2. The power converter of claim 1 wherein the resonant circuit is a series resonant circuit comprising a resonant capacitor, a resonant inductor, and a magnetizing inductor.

3. The power converter of claim 2 wherein a first terminal of the resonant capacitor is the input of the resonant circuit.

4. The power converter of claim 2 wherein a junction of the resonant inductor and the magnetizing inductor is the output of the resonant circuit.

5. The power converter of claim 4 wherein the rectifying component is a diode.

6. The power converter of claim 4 wherein the rectifying component is a synchronous rectifier.

7. The power converter of claim 2 wherein the inductance of the resonant inductor is much less than the inductance of the magnetizing inductor.

8. The power converter of claim 1 wherein the main switch and the auxiliary switch are operated at a fixed switching frequency.

9. The power converter of claim 8 wherein a duty cycle of the main switch is increased in response to increased load on the converter.

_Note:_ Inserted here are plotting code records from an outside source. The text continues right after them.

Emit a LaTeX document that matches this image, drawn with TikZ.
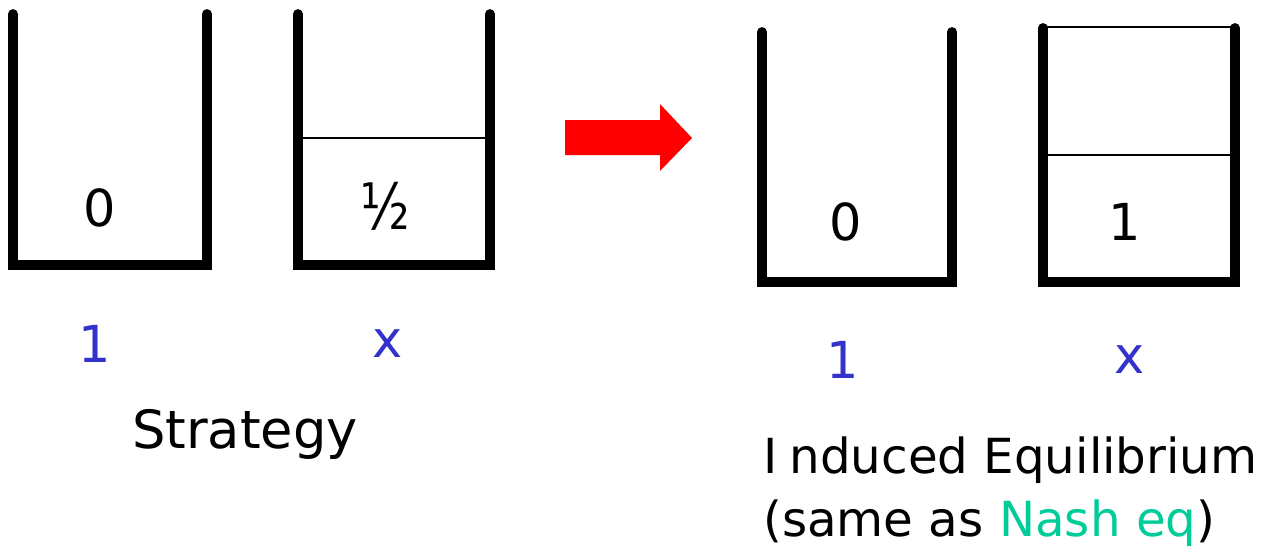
\documentclass[tikz,border=0pt]{standalone}
\usepackage{fontspec}
\setmainfont{DejaVu Sans}
\usepackage{xcolor}
\usepackage{tikz}
\usetikzlibrary{positioning}

\definecolor{labelblue}{RGB}{51,51,204}
\definecolor{nashgreen}{RGB}{0,204,153}

\begin{document}
\begin{tikzpicture}[x=0.02cm, y=-0.02cm,
  wall/.style={line width=5.6pt, line cap=round},
  level/.style={line width=1.1pt},
  val/.style={font=\fontsize{29}{34}\selectfont},
  lab/.style={font=\fontsize{29}{34}\selectfont, text=labelblue},
  caption/.style={font=\fontsize{27.5}{36}\selectfont, align=left}
]
\useasboundingbox (0,0) rectangle (1269,549);

% left: strategy
\draw[wall] (13,14) -- (13,265) -- (207,265) -- (207,14);
\draw[wall] (298,14) -- (298,265) -- (490,265) -- (490,14);
\draw[level] (298,138) -- (490,138);
\node[val] (s1) at (100,208) {0};
\node[val, yscale=1.25] (sx) at (385,206) {½};
\node[lab] (l1) at (95,344) {1};
\node[lab] (lx) at (388,344) {x};
\node[caption, font=\fontsize{30}{36}\selectfont] (strat) at (245,434) {Strategy};

% arrow
\fill[red] (565,120) -- (660,120) -- (660,104) -- (692,138) -- (660,171) -- (660,155) -- (565,155) -- cycle;

% right: equilibrium
\draw[wall] (762,32) -- (762,282) -- (952,282) -- (952,32);
\draw[wall] (1043,28) -- (1043,282) -- (1235,282) -- (1235,28);
\draw[level] (1043,27) -- (1235,27);
\draw[level] (1043,155) -- (1235,155);
\node[val] (e1) at (846,222) {0};
\node[val] (ex) at (1125,222) {1};
\node[lab] (r1) at (843,360) {1};
\node[lab] (rx) at (1130,360) {x};
\node[caption, anchor=west] (equil) at (757,492) {I\kern0.25em nduced Equilibrium\\(same as \textcolor{nashgreen}{Nash eq})};
\end{tikzpicture}
\end{document}
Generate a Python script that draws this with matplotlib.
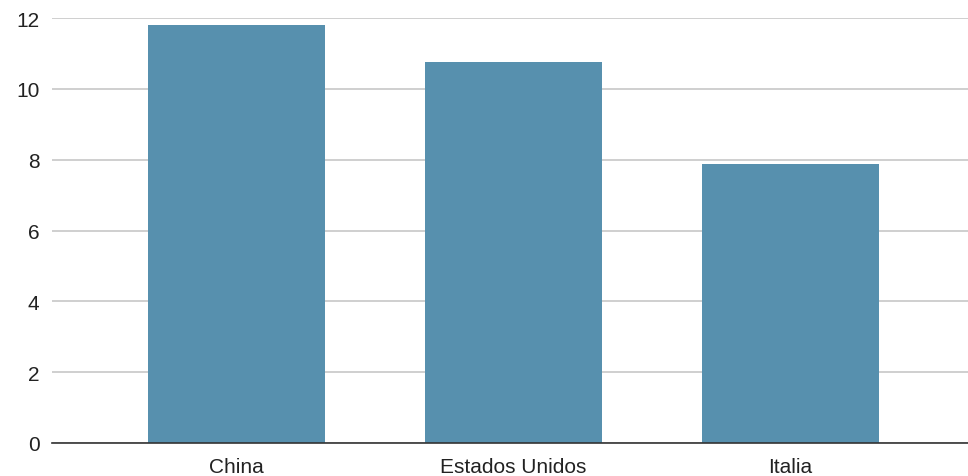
import matplotlib.pyplot as plt
plt.switch_backend('agg')
import numpy as np
from matplotlib import rc

rc('font', family=['Liberation Sans', 'DejaVu Sans'], size=15)

countries = ['China', 'Estados Unidos', 'Italia']
values = [11.79, 10.75, 7.88]
yticks = [0, 2, 4, 6, 8, 10, 12]

fig = plt.figure(figsize=(9.68, 4.77), dpi=100)
ax = fig.add_axes([52/968, 33/477, 1 - 52/968, (444 - 19)/477])

x = np.arange(len(countries))
ax.bar(x, values, width=0.64, color='#5790ae', zorder=3)

ax.set_xlim(-0.665, 2.64)
ax.set_ylim(0, 12)
ax.set_xticks(x)
ax.set_xticklabels(countries)
ax.set_yticks(yticks)
ax.grid(axis='y', color='#cccccc', linewidth=1.3, zorder=0)
for s in ['top', 'right', 'left']:
    ax.spines[s].set_visible(False)
ax.spines['bottom'].set_color('#333333')
ax.spines['bottom'].set_linewidth(1.2)
ax.spines['bottom'].set_zorder(4)
ax.tick_params(axis='both', length=0, colors='#222222')
ax.tick_params(axis='y', pad=9)
ax.tick_params(axis='x', pad=10)

plt.savefig('out.png', dpi=100)
plt.close()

10. A wireless power transfer circuit comprising: a rectifier configured to receive an AC voltage and convert the received AC voltage to a first DC voltage;a power converter coupled to the rectifier and configured to convert the first DC voltage to a second DC voltage, the power converter comprising: a resonant circuit;a main switch configured to selectively couple an input of the resonant circuit to the first DC voltage;an auxiliary switch configured to selectively couple the input of the resonant circuit to ground; anda rectifying component coupled between an output of the resonant circuit and an output of the power converter;wherein the main switch and auxiliary switch are alternately operated, under zero voltage switching conditions facilitated by resonance of the resonant circuit, thereby converting the first DC voltage to the second DC voltage;an inverter coupled to receive the second DC voltage and generate an alternating current voltage delivered to a transmitter coil.

11. The wireless power transfer circuit of claim 10 comprising a plurality of transmitter coils.

12. The wireless power transfer circuit of claim 10 wherein the resonant circuit is a series resonant circuit comprising a resonant capacitor, a resonant inductor, and a magnetizing inductor.

13. The wireless power transfer circuit of claim 10 wherein the rectifying component is a diode.

14. The wireless power transfer circuit of claim 10 wherein the rectifying component is a synchronous rectifier.

15. The wireless power transfer circuit of claim 12 wherein the inductance of the resonant inductor is much less than the inductance of the magnetizing inductor.

16. The wireless power transfer circuit of claim 10 wherein the main switch and the auxiliary switch are operated at a fixed switching frequency.

17. The wireless power transfer circuit of claim 10 wherein a duty cycle of the main switch is increased in response to increased load on the converter.

18. A method of operating a power converter having a resonant circuit alternately coupled to a DC input voltage by a main switch and ground by an auxiliary switch, the method comprising: closing a main switch under zero voltage switching caused by resonance of the resonant circuit, thereby coupling an input of the resonant circuit to the DC input voltage;opening the main switch, thereby allowing the resonant circuit to begin resonating;closing an auxiliary switch under zero voltage switching caused by resonating of the resonant circuit, thereby coupling the resonant circuit to ground;opening the auxiliary switch, thereby allowing the resonant circuit to continue resonating.

19. The method of claim 18 wherein operation of the main and auxiliary switches takes place at a fixed frequency.

20. The method of claim 19 wherein a duty cycle of the main switch is increased in response to increased load on the converter.